### The task
Can you find the lines of the listing that include "this" and copy every one?

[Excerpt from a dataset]
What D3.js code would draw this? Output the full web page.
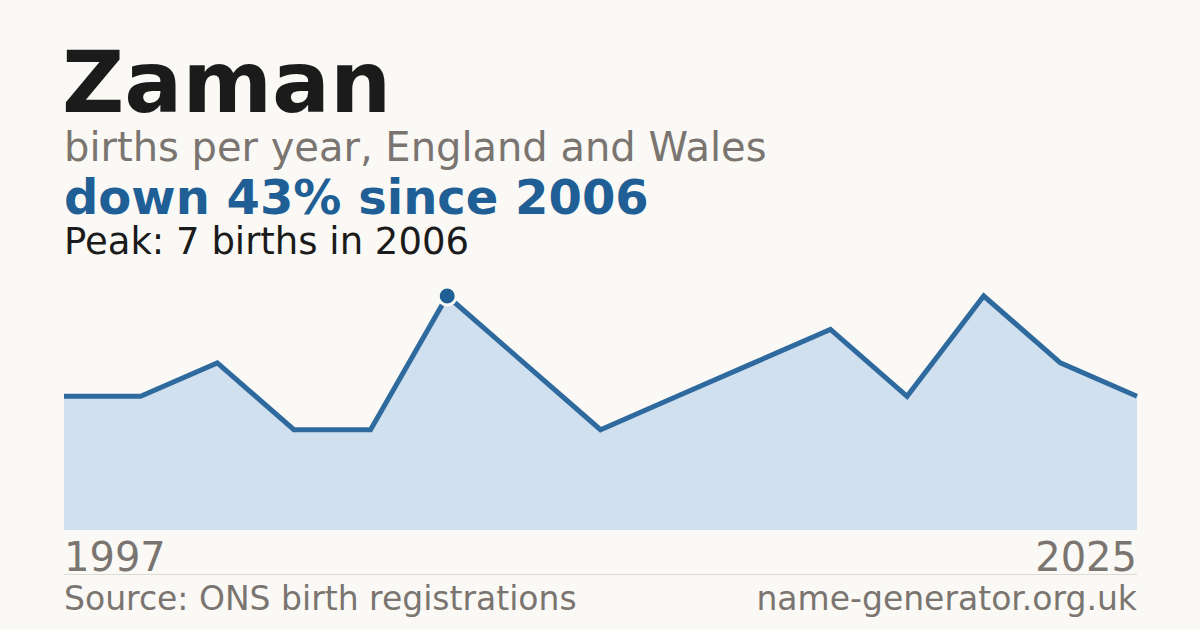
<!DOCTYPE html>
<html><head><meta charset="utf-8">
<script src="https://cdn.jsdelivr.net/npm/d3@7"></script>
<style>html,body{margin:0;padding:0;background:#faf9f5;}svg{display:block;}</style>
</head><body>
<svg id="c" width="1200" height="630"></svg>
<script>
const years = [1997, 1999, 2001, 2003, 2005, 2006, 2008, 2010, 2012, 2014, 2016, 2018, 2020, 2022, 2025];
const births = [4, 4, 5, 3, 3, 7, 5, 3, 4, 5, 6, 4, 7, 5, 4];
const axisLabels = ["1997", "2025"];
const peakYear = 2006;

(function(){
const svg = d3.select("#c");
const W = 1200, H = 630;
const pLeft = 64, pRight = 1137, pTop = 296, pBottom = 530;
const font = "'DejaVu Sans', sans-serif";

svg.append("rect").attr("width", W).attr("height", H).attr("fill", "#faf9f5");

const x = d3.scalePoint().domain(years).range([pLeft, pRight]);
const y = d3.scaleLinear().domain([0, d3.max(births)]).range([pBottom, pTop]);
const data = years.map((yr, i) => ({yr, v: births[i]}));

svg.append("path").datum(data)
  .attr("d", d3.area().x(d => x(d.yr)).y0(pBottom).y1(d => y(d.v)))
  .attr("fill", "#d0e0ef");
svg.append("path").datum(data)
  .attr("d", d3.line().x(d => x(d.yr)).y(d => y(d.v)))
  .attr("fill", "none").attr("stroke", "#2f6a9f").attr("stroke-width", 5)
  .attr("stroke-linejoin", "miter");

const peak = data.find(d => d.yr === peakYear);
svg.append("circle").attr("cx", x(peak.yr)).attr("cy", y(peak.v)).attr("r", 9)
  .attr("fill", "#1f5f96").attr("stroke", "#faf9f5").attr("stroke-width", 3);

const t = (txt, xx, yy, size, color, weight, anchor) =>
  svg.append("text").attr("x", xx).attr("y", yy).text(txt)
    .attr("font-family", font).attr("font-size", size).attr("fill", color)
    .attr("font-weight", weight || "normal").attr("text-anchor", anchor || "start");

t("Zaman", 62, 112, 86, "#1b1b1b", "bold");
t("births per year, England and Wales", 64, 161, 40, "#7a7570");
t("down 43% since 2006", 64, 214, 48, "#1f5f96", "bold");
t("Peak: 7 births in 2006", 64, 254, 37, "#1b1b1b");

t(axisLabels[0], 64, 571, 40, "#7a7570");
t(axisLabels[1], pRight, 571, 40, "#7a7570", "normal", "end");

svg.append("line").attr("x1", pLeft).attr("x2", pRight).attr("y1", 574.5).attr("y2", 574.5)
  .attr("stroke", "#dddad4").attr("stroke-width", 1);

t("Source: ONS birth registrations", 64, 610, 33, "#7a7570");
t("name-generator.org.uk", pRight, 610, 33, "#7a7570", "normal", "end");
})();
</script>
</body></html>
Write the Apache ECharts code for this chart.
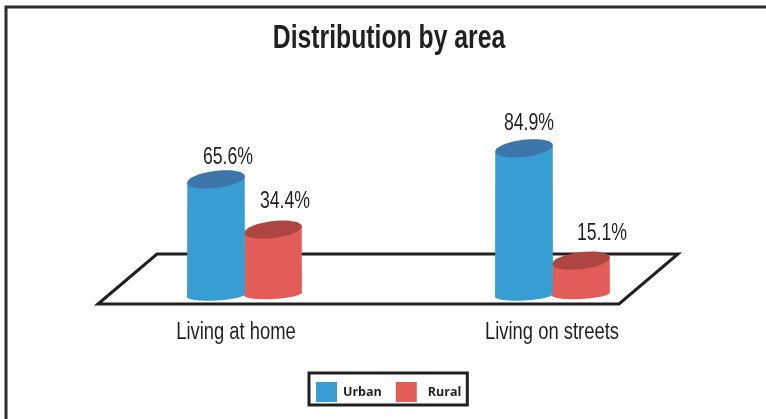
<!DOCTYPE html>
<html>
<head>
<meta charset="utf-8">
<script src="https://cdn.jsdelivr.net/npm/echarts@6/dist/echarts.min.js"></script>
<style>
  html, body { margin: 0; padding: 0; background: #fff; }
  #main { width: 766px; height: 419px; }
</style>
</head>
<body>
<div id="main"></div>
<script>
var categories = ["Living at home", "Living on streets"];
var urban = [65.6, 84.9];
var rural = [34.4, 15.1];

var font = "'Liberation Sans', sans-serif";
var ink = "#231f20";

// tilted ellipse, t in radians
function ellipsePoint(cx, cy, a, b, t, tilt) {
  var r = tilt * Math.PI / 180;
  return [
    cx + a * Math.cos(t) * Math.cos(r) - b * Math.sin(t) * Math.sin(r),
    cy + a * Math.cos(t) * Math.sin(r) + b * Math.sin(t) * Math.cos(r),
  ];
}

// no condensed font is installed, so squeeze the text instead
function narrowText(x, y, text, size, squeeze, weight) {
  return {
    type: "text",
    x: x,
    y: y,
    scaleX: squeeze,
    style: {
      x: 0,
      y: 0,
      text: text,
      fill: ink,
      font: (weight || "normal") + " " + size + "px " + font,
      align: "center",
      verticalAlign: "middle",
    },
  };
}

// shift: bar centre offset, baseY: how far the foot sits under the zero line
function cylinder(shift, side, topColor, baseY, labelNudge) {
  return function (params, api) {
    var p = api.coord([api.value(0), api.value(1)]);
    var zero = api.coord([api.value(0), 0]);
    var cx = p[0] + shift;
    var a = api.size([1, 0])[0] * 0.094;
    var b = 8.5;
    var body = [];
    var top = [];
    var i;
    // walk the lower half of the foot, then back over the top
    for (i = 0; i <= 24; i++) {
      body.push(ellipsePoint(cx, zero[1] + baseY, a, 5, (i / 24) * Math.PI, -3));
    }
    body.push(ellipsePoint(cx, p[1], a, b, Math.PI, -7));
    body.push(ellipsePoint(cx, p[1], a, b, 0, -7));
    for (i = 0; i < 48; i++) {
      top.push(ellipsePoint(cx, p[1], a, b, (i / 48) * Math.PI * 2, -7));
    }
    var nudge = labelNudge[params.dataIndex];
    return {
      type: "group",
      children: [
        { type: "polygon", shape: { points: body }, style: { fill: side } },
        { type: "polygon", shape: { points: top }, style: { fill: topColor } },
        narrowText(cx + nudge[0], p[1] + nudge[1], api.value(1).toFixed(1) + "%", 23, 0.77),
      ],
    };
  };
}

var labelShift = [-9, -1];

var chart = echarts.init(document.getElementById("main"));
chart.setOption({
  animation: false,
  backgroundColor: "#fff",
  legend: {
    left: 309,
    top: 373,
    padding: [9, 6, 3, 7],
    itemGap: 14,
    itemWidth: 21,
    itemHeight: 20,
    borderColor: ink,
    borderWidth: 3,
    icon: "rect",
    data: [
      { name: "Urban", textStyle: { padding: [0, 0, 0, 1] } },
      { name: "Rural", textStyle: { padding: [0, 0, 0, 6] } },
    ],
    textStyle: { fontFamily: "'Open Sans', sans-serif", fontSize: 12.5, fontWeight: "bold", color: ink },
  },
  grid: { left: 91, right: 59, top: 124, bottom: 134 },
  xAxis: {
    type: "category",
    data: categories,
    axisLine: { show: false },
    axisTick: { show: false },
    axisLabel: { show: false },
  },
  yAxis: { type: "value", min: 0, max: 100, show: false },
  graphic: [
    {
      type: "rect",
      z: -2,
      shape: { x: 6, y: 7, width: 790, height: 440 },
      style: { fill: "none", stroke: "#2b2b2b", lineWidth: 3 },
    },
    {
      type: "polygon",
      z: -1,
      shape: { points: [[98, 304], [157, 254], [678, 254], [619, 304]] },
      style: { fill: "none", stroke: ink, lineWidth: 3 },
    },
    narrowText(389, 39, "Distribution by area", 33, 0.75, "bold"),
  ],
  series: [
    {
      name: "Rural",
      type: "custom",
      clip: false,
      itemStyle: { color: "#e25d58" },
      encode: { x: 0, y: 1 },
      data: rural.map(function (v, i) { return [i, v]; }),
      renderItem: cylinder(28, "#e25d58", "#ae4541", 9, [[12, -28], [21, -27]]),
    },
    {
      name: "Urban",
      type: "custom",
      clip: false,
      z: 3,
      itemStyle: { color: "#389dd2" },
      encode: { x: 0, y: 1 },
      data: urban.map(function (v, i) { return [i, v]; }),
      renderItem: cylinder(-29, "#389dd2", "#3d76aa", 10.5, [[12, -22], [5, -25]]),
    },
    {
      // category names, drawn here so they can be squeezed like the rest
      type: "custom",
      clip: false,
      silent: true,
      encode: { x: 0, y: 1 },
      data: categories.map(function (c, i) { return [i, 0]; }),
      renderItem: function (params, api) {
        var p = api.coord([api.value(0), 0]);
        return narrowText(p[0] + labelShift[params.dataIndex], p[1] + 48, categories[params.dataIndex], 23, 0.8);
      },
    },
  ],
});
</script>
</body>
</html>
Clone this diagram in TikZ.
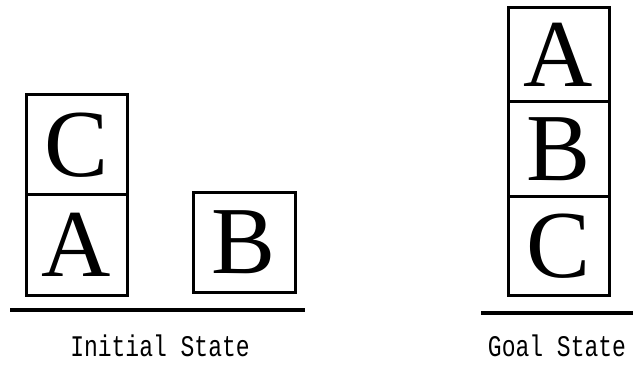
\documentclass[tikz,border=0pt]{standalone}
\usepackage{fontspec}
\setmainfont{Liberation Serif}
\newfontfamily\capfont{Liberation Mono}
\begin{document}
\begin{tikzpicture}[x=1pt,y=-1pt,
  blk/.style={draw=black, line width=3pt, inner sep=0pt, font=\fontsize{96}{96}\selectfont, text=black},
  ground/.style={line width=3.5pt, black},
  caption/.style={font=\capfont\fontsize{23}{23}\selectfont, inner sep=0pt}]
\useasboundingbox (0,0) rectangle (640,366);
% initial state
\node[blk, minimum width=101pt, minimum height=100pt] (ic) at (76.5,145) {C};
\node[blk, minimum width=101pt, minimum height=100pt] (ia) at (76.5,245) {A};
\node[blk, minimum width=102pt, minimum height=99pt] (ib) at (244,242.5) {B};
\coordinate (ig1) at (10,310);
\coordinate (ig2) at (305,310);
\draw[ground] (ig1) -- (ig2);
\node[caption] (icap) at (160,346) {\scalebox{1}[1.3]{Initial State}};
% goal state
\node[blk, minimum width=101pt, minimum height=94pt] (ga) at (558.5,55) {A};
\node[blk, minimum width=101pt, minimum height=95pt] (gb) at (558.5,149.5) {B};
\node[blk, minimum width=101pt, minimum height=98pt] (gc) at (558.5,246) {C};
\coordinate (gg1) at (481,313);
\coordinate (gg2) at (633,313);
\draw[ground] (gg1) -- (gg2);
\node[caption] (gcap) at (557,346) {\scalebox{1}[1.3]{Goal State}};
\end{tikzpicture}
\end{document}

### Exercise result
What D3.js code would draw this? Output the full web page.
Write the Apache ECharts code for this chart.
Clone this diagram in TikZ.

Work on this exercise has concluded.